* _PROBLEM TO SOLVE_
Can you copy out the data exactly? Leave the images out.

--*--

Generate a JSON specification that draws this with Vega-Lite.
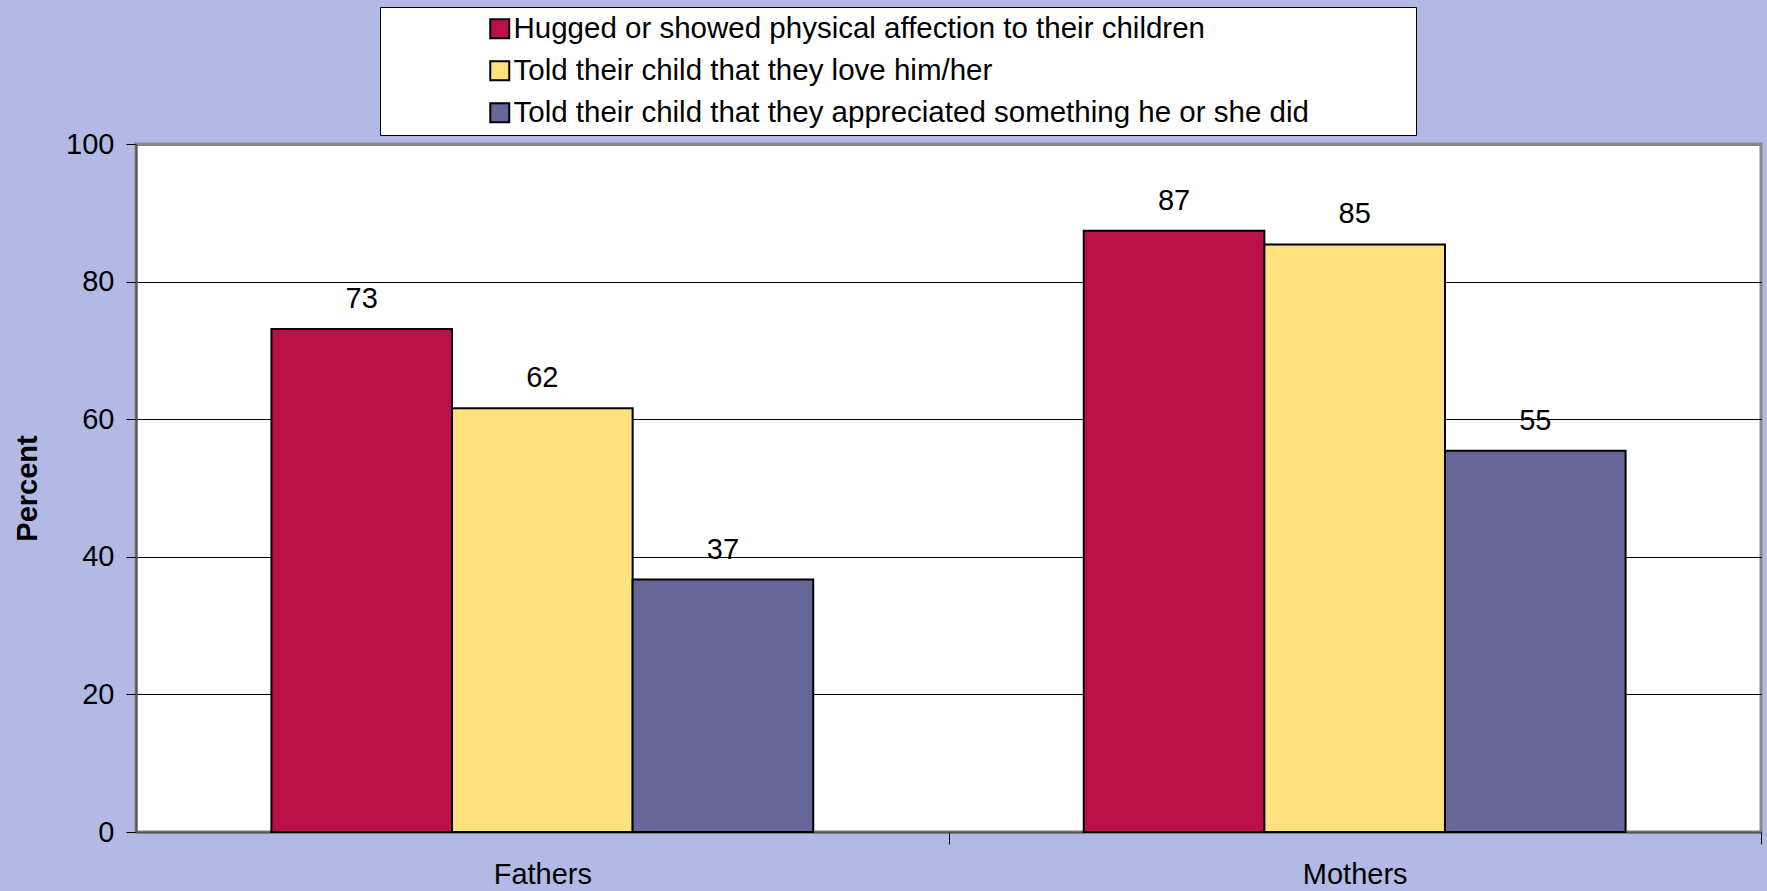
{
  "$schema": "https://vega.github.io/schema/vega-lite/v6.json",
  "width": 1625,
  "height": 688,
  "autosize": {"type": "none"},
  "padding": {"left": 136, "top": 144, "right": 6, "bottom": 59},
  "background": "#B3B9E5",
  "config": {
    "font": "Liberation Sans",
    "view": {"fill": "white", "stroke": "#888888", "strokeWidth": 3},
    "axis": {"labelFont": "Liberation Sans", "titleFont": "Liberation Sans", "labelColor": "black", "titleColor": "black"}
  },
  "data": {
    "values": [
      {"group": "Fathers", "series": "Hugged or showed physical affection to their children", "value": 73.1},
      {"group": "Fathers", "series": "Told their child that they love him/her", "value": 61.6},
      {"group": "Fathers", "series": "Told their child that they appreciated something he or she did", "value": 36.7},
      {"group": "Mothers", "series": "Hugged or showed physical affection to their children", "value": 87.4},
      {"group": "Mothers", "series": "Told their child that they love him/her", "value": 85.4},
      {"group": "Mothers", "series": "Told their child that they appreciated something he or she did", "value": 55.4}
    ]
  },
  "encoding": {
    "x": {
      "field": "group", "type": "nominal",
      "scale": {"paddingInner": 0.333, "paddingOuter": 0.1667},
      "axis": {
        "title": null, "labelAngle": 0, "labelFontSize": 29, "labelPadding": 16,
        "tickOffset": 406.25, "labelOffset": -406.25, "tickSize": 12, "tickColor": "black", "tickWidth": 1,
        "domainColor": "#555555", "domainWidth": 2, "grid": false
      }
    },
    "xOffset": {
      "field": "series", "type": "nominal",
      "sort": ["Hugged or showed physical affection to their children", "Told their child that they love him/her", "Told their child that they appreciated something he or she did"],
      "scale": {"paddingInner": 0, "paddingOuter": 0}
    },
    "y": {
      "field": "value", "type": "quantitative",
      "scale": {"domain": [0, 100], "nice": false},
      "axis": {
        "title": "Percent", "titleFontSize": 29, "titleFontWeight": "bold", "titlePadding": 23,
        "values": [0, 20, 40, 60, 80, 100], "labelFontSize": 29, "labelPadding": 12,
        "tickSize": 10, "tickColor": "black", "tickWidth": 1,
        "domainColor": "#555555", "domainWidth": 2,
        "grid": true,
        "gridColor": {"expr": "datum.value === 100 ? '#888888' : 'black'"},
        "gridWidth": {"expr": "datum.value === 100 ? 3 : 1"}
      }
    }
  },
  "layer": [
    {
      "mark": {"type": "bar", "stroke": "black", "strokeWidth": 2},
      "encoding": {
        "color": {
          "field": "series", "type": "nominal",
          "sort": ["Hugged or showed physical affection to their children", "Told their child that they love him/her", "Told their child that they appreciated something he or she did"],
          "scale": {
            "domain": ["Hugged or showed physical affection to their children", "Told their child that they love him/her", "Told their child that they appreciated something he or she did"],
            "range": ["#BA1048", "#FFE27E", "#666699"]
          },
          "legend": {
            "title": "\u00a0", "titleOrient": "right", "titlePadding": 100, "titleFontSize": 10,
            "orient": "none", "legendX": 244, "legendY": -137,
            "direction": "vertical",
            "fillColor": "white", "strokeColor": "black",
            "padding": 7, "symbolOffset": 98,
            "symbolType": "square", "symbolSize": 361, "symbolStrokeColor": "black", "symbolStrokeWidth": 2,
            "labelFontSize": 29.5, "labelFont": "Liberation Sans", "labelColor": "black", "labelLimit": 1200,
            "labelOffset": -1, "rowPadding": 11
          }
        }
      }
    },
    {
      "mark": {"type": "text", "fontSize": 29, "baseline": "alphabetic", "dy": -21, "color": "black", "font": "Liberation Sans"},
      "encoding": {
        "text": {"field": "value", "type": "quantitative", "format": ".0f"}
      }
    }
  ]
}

--*--

* _RESPONSE TO THIS EXERCISE_
Generate a JSON specification that draws this with Vega-Lite.
{
  "$schema": "https://vega.github.io/schema/vega-lite/v6.json",
  "width": 1625,
  "height": 688,
  "autosize": {"type": "none"},
  "padding": {"left": 136, "top": 144, "right": 6, "bottom": 59},
  "background": "#B3B9E5",
  "config": {
    "font": "Liberation Sans",
    "view": {"fill": "white", "stroke": "#888888", "strokeWidth": 3},
    "axis": {"labelFont": "Liberation Sans", "titleFont": "Liberation Sans", "labelColor": "black", "titleColor": "black"}
  },
  "data": {
    "values": [
      {"group": "Fathers", "series": "Hugged or showed physical affection to their children", "value": 73.1},
      {"group": "Fathers", "series": "Told their child that they love him/her", "value": 61.6},
      {"group": "Fathers", "series": "Told their child that they appreciated something he or she did", "value": 36.7},
      {"group": "Mothers", "series": "Hugged or showed physical affection to their children", "value": 87.4},
      {"group": "Mothers", "series": "Told their child that they love him/her", "value": 85.4},
      {"group": "Mothers", "series": "Told their child that they appreciated something he or she did", "value": 55.4}
    ]
  },
  "encoding": {
    "x": {
      "field": "group", "type": "nominal",
      "scale": {"paddingInner": 0.333, "paddingOuter": 0.1667},
      "axis": {
        "title": null, "labelAngle": 0, "labelFontSize": 29, "labelPadding": 16,
        "tickOffset": 406.25, "labelOffset": -406.25, "tickSize": 12, "tickColor": "black", "tickWidth": 1,
        "domainColor": "#555555", "domainWidth": 2, "grid": false
      }
    },
    "xOffset": {
      "field": "series", "type": "nominal",
      "sort": ["Hugged or showed physical affection to their children", "Told their child that they love him/her", "Told their child that they appreciated something he or she did"],
      "scale": {"paddingInner": 0, "paddingOuter": 0}
    },
    "y": {
      "field": "value", "type": "quantitative",
      "scale": {"domain": [0, 100], "nice": false},
      "axis": {
        "title": "Percent", "titleFontSize": 29, "titleFontWeight": "bold", "titlePadding": 23,
        "values": [0, 20, 40, 60, 80, 100], "labelFontSize": 29, "labelPadding": 12,
        "tickSize": 10, "tickColor": "black", "tickWidth": 1,
        "domainColor": "#555555", "domainWidth": 2,
        "grid": true,
        "gridColor": {"expr": "datum.value === 100 ? '#888888' : 'black'"},
        "gridWidth": {"expr": "datum.value === 100 ? 3 : 1"}
      }
    }
  },
  "layer": [
    {
      "mark": {"type": "bar", "stroke": "black", "strokeWidth": 2},
      "encoding": {
        "color": {
          "field": "series", "type": "nominal",
          "sort": ["Hugged or showed physical affection to their children", "Told their child that they love him/her", "Told their child that they appreciated something he or she did"],
          "scale": {
            "domain": ["Hugged or showed physical affection to their children", "Told their child that they love him/her", "Told their child that they appreciated something he or she did"],
            "range": ["#BA1048", "#FFE27E", "#666699"]
          },
          "legend": {
            "title": "\u00a0", "titleOrient": "right", "titlePadding": 100, "titleFontSize": 10,
            "orient": "none", "legendX": 244, "legendY": -137,
            "direction": "vertical",
            "fillColor": "white", "strokeColor": "black",
            "padding": 7, "symbolOffset": 98,
            "symbolType": "square", "symbolSize": 361, "symbolStrokeColor": "black", "symbolStrokeWidth": 2,
            "labelFontSize": 29.5, "labelFont": "Liberation Sans", "labelColor": "black", "labelLimit": 1200,
            "labelOffset": -1, "rowPadding": 11
          }
        }
      }
    },
    {
      "mark": {"type": "text", "fontSize": 29, "baseline": "alphabetic", "dy": -21, "color": "black", "font": "Liberation Sans"},
      "encoding": {
        "text": {"field": "value", "type": "quantitative", "format": ".0f"}
      }
    }
  ]
}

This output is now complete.